Historically, nationwide injunctions have been one of the few effective tools to limit executive overreach. When a federal court uncovers credible evidence of constitutional violations—such as family separations, discriminatory bans, or revocation of legal status—it must be able to halt the action consistently. The alternative is chaos: legal rights that vary depending on the region, with one federal district upholding citizenship and another not.

The criteria for these injunctions are strict:

  • A substantial likelihood of success on the merits.
  • Demonstrated irreparable harm.
  • A balancing of equities favouring the plaintiffs.
  • A clear public interest in uniform enforcement.

These are not impulsive decisions. They are rooted in law, precedent, and thorough judicial review. Removing courts’ authority in this area creates a fragmented legal system, causes delays in justice, and exposes vulnerable groups to lasting harm while appellate review processes unfold slowly.

While conservatives may celebrate the ruling as a victory over “judicial activism,” they might soon regret it. Future Democratic governments could now implement sweeping directives—on guns, climate, or abortion access—without fearing immediate nationwide injunctions. Judicial restraint, once a safeguard against tyranny, has now been selectively weakened. John Deaton, a former federal prosecutor and seasoned trial lawyer, speculates that perhaps in the “background realm of judicial politics,” this was a way for the Supreme Court to throw Trump a sop “to assuage the possible denial of the birthright decision they may make on the substance of the case in the fall.”

Checks, Balances, and Consequences

The Trump administration’s recent immigration developments are not just isolated mistakes. They reflect a deliberate plan: to push the boundaries of executive power, sideline the courts, and change immigration law by decree rather than through legislation.

In each of the three ​instances—TPS cancellation, the travel ban, and the limitation on nationwide injunctions—the pattern remains consistent. Lawful immigrants and minorities are targeted. Established legal procedures are ignored or weakened. And judicial oversight is reduced or compromised.

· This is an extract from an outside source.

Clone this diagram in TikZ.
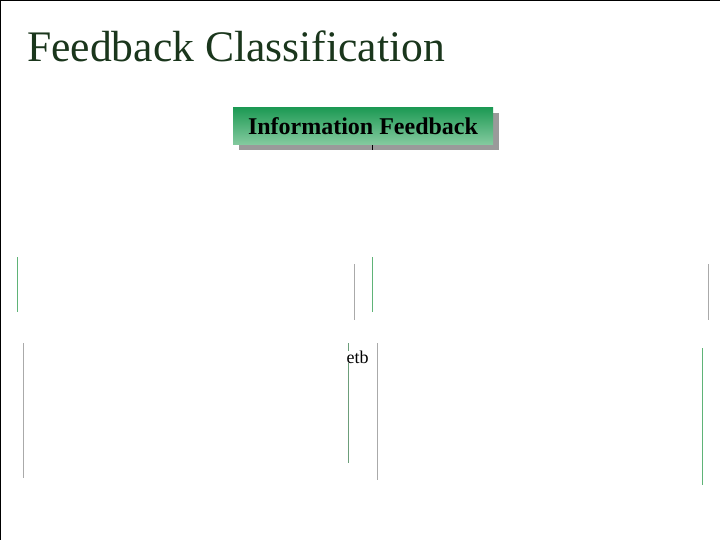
\documentclass[tikz,border=0pt]{standalone}
\usepackage{fontspec}
\setmainfont{Liberation Serif}
\definecolor{titlegreen}{HTML}{1A361C}
\definecolor{boxtop}{HTML}{1E9A55}
\definecolor{boxbot}{HTML}{86CBA0}
\definecolor{shadowgray}{HTML}{9A9A9A}
\definecolor{faintgreen}{HTML}{5FB377}
\definecolor{faintgray}{HTML}{AAAAAA}
\begin{document}
\begin{tikzpicture}[x=1pt,y=-1pt,
  greenline/.style={draw=faintgreen,line width=1pt},
  grayline/.style={draw=faintgray,line width=1pt},
  tick/.style={draw=black,line width=0.8pt}]
\useasboundingbox (0,0) rectangle (720,540);
\fill[white] (0,0) rectangle (720,540);
% frame (top and left edges)
\draw[black,line width=2pt] (0,540) -- (0,0) -- (720,0);
% title
\node[anchor=base west,inner sep=0pt,text=titlegreen,font=\fontsize{43.6}{48}\selectfont] (title) at (27,62) {Feedback Classification};
% box with shadow
\fill[shadowgray] (239,113) rectangle (499,150);
\shade[top color=boxtop,bottom color=boxbot] (233,108) rectangle (493,145);
\node[anchor=base,inner sep=0pt,font=\fontsize{24}{28}\selectfont\bfseries] (info) at (363,135) {Information Feedback};
\coordinate (tickA) at (372.5,145);
\coordinate (tickB) at (372.5,150);
\draw[tick] (tickA) -- (tickB);
% faint vertical lines
\coordinate (g1a) at (17.5,257); \coordinate (g1b) at (17.5,312);
\coordinate (g2a) at (372.5,257); \coordinate (g2b) at (372.5,312);
\coordinate (r1a) at (354.5,264); \coordinate (r1b) at (354.5,320);
\coordinate (r2a) at (708.5,264); \coordinate (r2b) at (708.5,320);
\coordinate (r3a) at (23.5,343); \coordinate (r3b) at (23.5,478);
\coordinate (g3a) at (348.5,343); \coordinate (g3b) at (348.5,463);
\coordinate (r4a) at (377.5,343); \coordinate (r4b) at (377.5,480);
\coordinate (g4a) at (702.5,348); \coordinate (g4b) at (702.5,485);
\draw[greenline] (g1a) -- (g1b);
\draw[greenline] (g2a) -- (g2b);
\draw[grayline] (r1a) -- (r1b);
\draw[grayline] (r2a) -- (r2b);
\draw[grayline] (r3a) -- (r3b);
\draw[greenline,draw=faintgreen!60!gray] (g3a) -- (g3b);
\draw[grayline] (r4a) -- (r4b);
\draw[greenline] (g4a) -- (g4b);
% fragment of text
\node[anchor=base west,inner sep=0pt,fill=white,font=\fontsize{18}{20}\selectfont] (etb) at (346.5,363) {etb};
\end{tikzpicture}
\end{document}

The Constitution envisions a balance of powers — not an unchecked presidency. When courts can no longer act quickly to stop illegal or discriminatory acts, it is not only immigrants who suffer but also the integrity of the law itself.

The cancellation of the Haitian PTS program, the introduction of a broad travel ban, and the Supreme Court’s decision to limit nationwide injunctions issued by lower federal courts should concern all Americans—regardless of political affiliation. Today, it affects Haitian families and Muslim travellers who face the consequences. Tomorrow, it could be any group that falls out of political favour. The real question is not whether Trump’s actions were lawful but whether they were right—and whether future leaders will feel unjustly constrained by them.